Par chance une japonaise observe elle aussi le plan. Elle semble avoir un certain âge et doit connaître le coin. Je me risque une fois de plus à quelques questions en japonais. Cette gare me permettrait bien de rejoindre Tokyo et ça ne semble pas si long pour y aller. Deux copines viennent la rejoindre, intriguées de la voir parler avec un étranger. Une équipe toute entière de japonaises qui tentent de me trouver l'itinéraire idéal. Et passer par le lac, ça semble possible ? Hmm... Ahh... Etto... Elles parlent trop vite pour moi, mais en prenant le temps on arrive à se comprendre. Et je repars après avoir fait avoir fait de multiples courbettes pour les remercier.

Le chemin s'enfonce dans la forêt. Je suis vraiment seul cette fois. Je repense à tout ce monde en début de journée, j'ai du mal à croire que j'ai pu me retrouver aussi isolé en si peu de temps. Je croise de temps à autre un petit temple ou une petite statue. Les gens y laissent parfois quelques pièces, et les statues sont systématiquement habillées. Des bonnets et bavoirs rouges. On en trouve partout, à Tokyo aussi. D'après mes lectures, ce sont les parents d'enfants décédés qui viennent les habiller. Depuis que j'ai lu ça ces statues ont pris un sens nouveau, l'impression de me confronter au deuil de ces parents à chaque fois que j'aperçois une tache rouge dans la nature.

Le chemin se rétrécit, je marche au milieux des cailloux, les arbres sont hauts. Des bruits. Je m'approche. Des singes. Une famille de singes, ils sont peut-être une dizaine. J'arrive à m'approcher relativement près, mais ils me voient et se mettent à fuir, me coupant la route. M'étant arrêté un moment pour observer les singes, j'entends des voix derrière moi. Un groupe de trois personnes. les premières que j'aperçois depuis un peu plus d'une heure de marche. J'aime la solitude, mais il est rassurant de retrouver une présence humaine dans ces bois.

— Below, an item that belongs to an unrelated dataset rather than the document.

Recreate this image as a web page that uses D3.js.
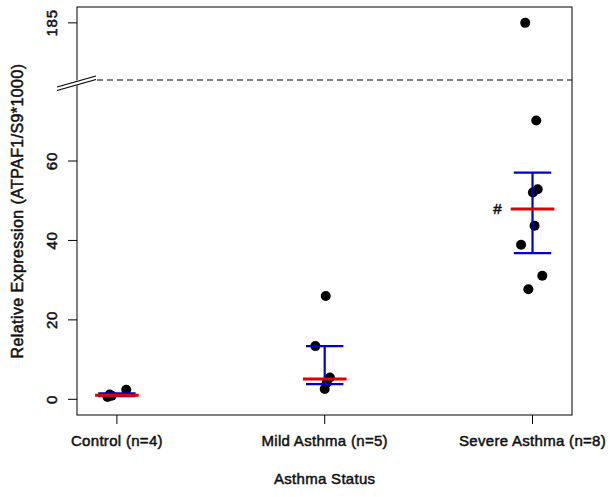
<!DOCTYPE html>
<html>
<head>
<meta charset="utf-8">
<script src="https://cdn.jsdelivr.net/npm/d3@7"></script>
<style>
  body { margin: 0; background: #fff; }
  text { font-family: Arial, "Liberation Sans", sans-serif; fill: #111; stroke: #111; stroke-width: 0.5; }
</style>
</head>
<body>
<div id="chart"></div>
<script>
const width = 614;
const height = 497;
const margin = {top: 7, right: 42, bottom: 82, left: 77};

const groups = ['Control (n=4)', 'Mild Asthma (n=5)', 'Severe Asthma (n=8)'];
// values per group with small horizontal jitter (category units)
const controlValues = [0.6, 0.9, 1.2, 2.4];
const controlJitter = [-0.045, -0.025, -0.035, 0.045];
const mildValues = [26.0, 13.4, 5.5, 4.2, 2.6];
const mildJitter = [0.005, -0.045, 0.025, 0.01, 0.0];
const severeValues = [185, 70.2, 52.9, 52.1, 43.7, 38.9, 31.1, 27.7];
const severeJitter = [-0.035, 0.018, 0.025, 0.002, 0.01, -0.055, 0.047, -0.02];
const medians = [1.0, 5.1, 47.9];
const errLow = [0.8, 3.8, 36.8];
const errHigh = [1.5, 13.4, 57.1];
const yTicks = [0, 20, 40, 60];
const yTicksUpper = [185];

const innerW = width - margin.left - margin.right;
const breakY = 80;

const svg = d3.select('#chart').append('svg')
  .attr('width', width).attr('height', height);

const x = d3.scaleLinear().domain([0.808, 3.19]).range([margin.left, width - margin.right]);
// lower and upper segments of the broken axis
const yLow = d3.scaleLinear().domain([-3.95, 80.4]).range([height - margin.bottom, breakY]);
const yHigh = d3.scaleLinear().domain([170.6, 189]).range([breakY, margin.top]);
const y = v => v > 100 ? yHigh(v) : yLow(v);

// box
svg.append('rect')
  .attr('x', margin.left).attr('y', margin.top)
  .attr('width', innerW).attr('height', height - margin.bottom - margin.top)
  .attr('fill', 'none').attr('stroke', '#000').attr('stroke-width', 1);

// dashed break line
svg.append('line')
  .attr('x1', 97).attr('x2', width - margin.right)
  .attr('y1', breakY).attr('y2', breakY)
  .attr('stroke', '#000').attr('stroke-dasharray', '6,4');

// axis break symbol
svg.append('polygon')
  .attr('points', '57,86 96,75 96,80 57,91')
  .attr('fill', '#fff');
svg.append('line').attr('x1', 57).attr('y1', 87).attr('x2', 96).attr('y2', 76)
  .attr('stroke', '#000').attr('stroke-width', 1.2);
svg.append('line').attr('x1', 57).attr('y1', 90.5).attr('x2', 96).attr('y2', 79.5)
  .attr('stroke', '#000').attr('stroke-width', 1.2);

// y ticks
const yt = yTicks.map(v => ({v, py: yLow(v)})).concat(yTicksUpper.map(v => ({v, py: yHigh(v)})));
yt.forEach(t => {
  svg.append('line').attr('x1', margin.left - 9).attr('x2', margin.left)
    .attr('y1', t.py).attr('y2', t.py).attr('stroke', '#000');
  svg.append('text')
    .attr('transform', `translate(57,${t.py}) rotate(-90)`)
    .attr('text-anchor', 'middle')
    .attr('font-size', 15).attr('letter-spacing', 0.8)
    .text(t.v);
});

// x ticks
groups.forEach((g, i) => {
  const px = x(i + 1);
  svg.append('line').attr('x1', px).attr('x2', px)
    .attr('y1', height - margin.bottom).attr('y2', height - margin.bottom + 9)
    .attr('stroke', '#000');
  svg.append('text')
    .attr('x', px).attr('y', height - margin.bottom + 31)
    .attr('text-anchor', 'middle')
    .attr('font-size', 15).attr('letter-spacing', 0.3)
    .text(g);
});

// axis titles
svg.append('text')
  .attr('x', x(2)).attr('y', 484)
  .attr('text-anchor', 'middle')
  .attr('font-size', 15).attr('letter-spacing', 0.3)
  .text('Asthma Status');
svg.append('text')
  .attr('transform', 'translate(23,211) rotate(-90)')
  .attr('text-anchor', 'middle')
  .attr('font-size', 16).attr('letter-spacing', 0.4)
  .text('Relative Expression (ATPAF1/S9*1000)');

// points
const points = [];
[controlValues, mildValues, severeValues].forEach((vals, i) => {
  const jit = [controlJitter, mildJitter, severeJitter][i];
  vals.forEach((v, j) => points.push({g: i + 1 + jit[j], v}));
});

svg.selectAll('circle.pt')
  .data(points)
  .enter().append('circle')
  .attr('class', 'pt')
  .attr('cx', d => x(d.g))
  .attr('cy', d => y(d.v))
  .attr('r', 5)
  .attr('fill', '#000');

// error bars and medians
const capHalf = 0.09;
groups.forEach((g, i) => {
  const px = x(i + 1);
  const eg = svg.append('g').attr('stroke', '#0000cc').attr('stroke-width', 2.2);
  eg.append('line').attr('x1', px).attr('x2', px)
    .attr('y1', yLow(errLow[i])).attr('y2', yLow(errHigh[i]));
  [errLow[i], errHigh[i]].forEach(v => {
    eg.append('line').attr('x1', x(i + 1 - capHalf)).attr('x2', x(i + 1 + capHalf))
      .attr('y1', yLow(v)).attr('y2', yLow(v));
  });
  svg.append('line')
    .attr('x1', x(i + 1 - 0.105)).attr('x2', x(i + 1 + 0.105))
    .attr('y1', yLow(medians[i])).attr('y2', yLow(medians[i]))
    .attr('stroke', '#e00000').attr('stroke-width', 3);
});

// significance mark
svg.append('text')
  .attr('x', x(3) - 35).attr('y', yLow(medians[2]) + 5)
  .attr('text-anchor', 'middle')
  .attr('font-size', 15)
  .text('#');
</script>
</body>
</html>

Il ne me restait que quelques minutes de marche pour sortir de la forêt. J'arrive dans un village, je ne comprends pas où je suis, l'impression de m'être trompé quelque part, ce n'était pas l'itinéraire que j'avais prévu. J'entends les gens derrière moi discuter avec un villageois vivant à la sortie du bois. Ils parlent des singes. Je fais demi tour et m'adresse à mon tour à au résident de cette maison. Je ne sais toujours pas où je me trouve, mais il m'a gentiment indiqué comment me rendre à la gare que je cherche. Alors que je prends la direction de la route, j'entends des coups de canon, à blanc, pour éloigner les singes des cultures.

Marcher au bord de la route n'est pas aussi agréable que marcher dans les bois, mais j'aime découvrir cette partie du Japon que je ne connais pas encore. Les routes sont étonnamment propres, comme toujours. Mes jambes commencent à me faire comprendre qu'elles ont assez marché pour aujourd'hui. Une demi heure de marche sur la route, j'arrive dans une petite ville et il ne me faut pas très longtemps pour trouver la gare. C'était bien. J'attends le train sur un petit banc, encore éclairé par les derniers rayons de soleil. Je devrais aller marcher plus souvent.